Itulah penyebab “perang melawan terorisme” menjadi agenda global yang sejatinya untuk menghadang kebangkitan Islam. Negeri-negeri muslim terpaksa tunduk mengikuti arahan Barat melalui “pemimpin boneka”. Jadilah para pemimpin yang seharusnya menjaga umat, malah menjadi komprador yang setia menjaga kepentingan Barat
Wahai umat Islam, dimanapun kalian berada haruslah menyadari bahwa Islamofobia adalah bagian agenda global “perang melawan terorisme”. Stigmatisasi terhadap umat Islam dan ajarannya akan terus mengarus deras, termasuk terhadap pesantren, lembaga pendidikan yang notabene melahirkan generasi rabani. Bahkan, sebisa mungkin sedari dini umat terjauhkan dari pemahaman Islam politik. Tidak heran jika mereka menuding PAUD berbasis Islam sebagai bibit terorisme.
Demikian pula Kurikulum Moderasi yang sejalan dengan pemikiran Barat, harus ada di sekolah, kampus, dan pesantren. Semua ini demi menjaga agar generasi terhindar dari ajaran Islam kafah. Barat sangat paham, jika generasi menguasai kehebatan ajaran Islam, akan mengancam keberadaan mereka sebagai penguasa dunia.
Sungguh, penghinaan mereka terhadap umat Islam dan ajarannya amatlah besar. Tudingan mereka bahwa pesantren berafiliasi dengan terorisme merupakan penghinaan yang amat besar terhadap ajaran Islam. Dalam pesantren, ada para ulama dan santri yang sebagai ahlul ilmu yang harus kita jaga kehormatannya.

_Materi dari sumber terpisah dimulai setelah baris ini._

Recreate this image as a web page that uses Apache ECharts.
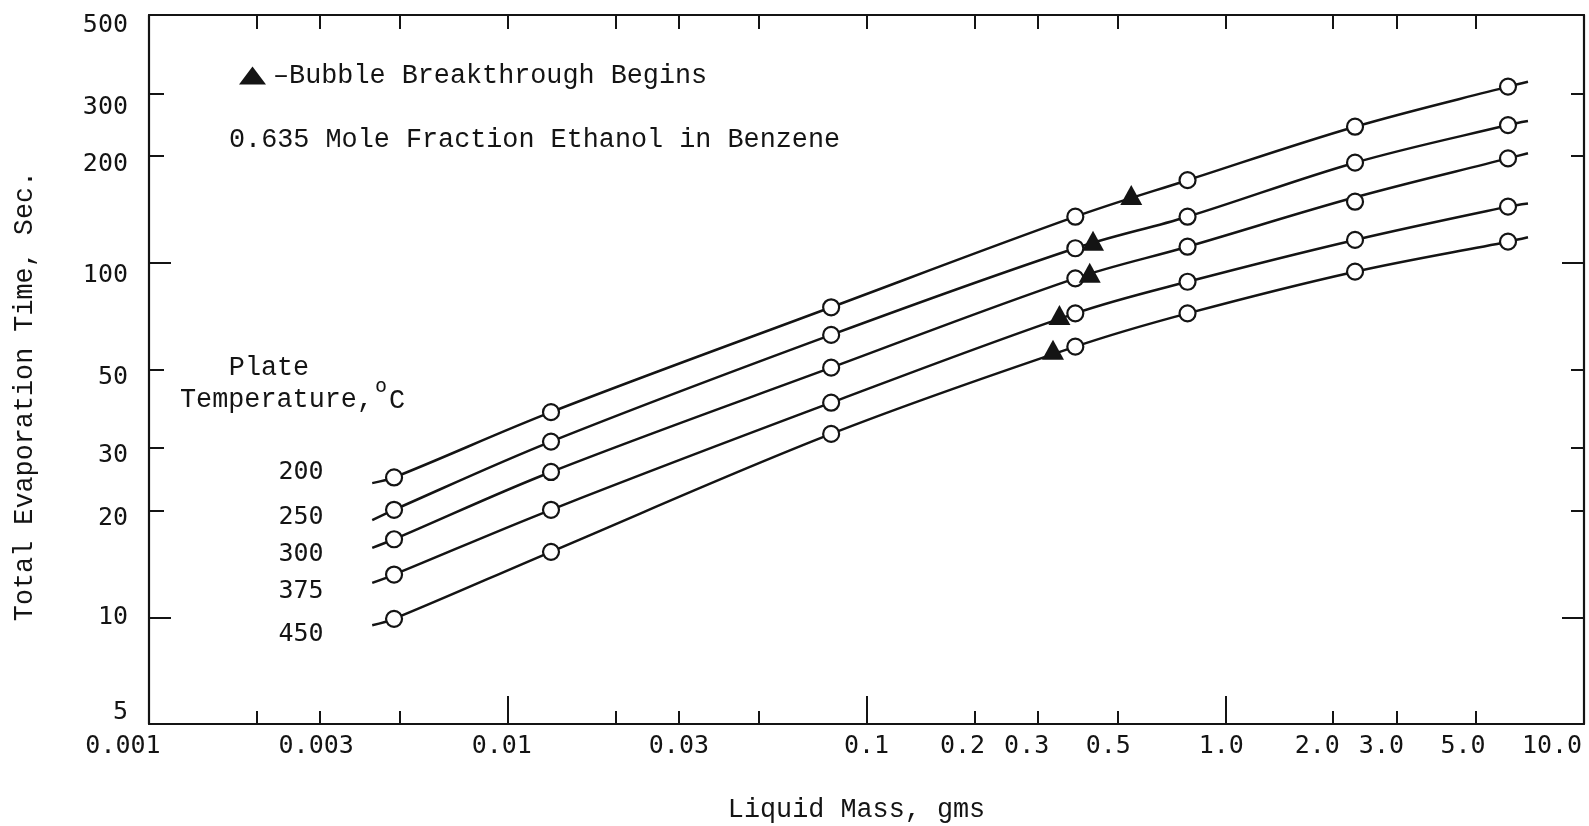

Selama dunia dalam setiran peradaban Barat, islamofobia dan penghinaan terhadap Islam akan terus ada. Walhasil, memperjuangkan terwujudnya peradaban Islam menjadi kewajiban umat yang mendesak untuk dilakukan. Semoga dunia kembali berada dalam naungan peradaban Islam. Wallahualam.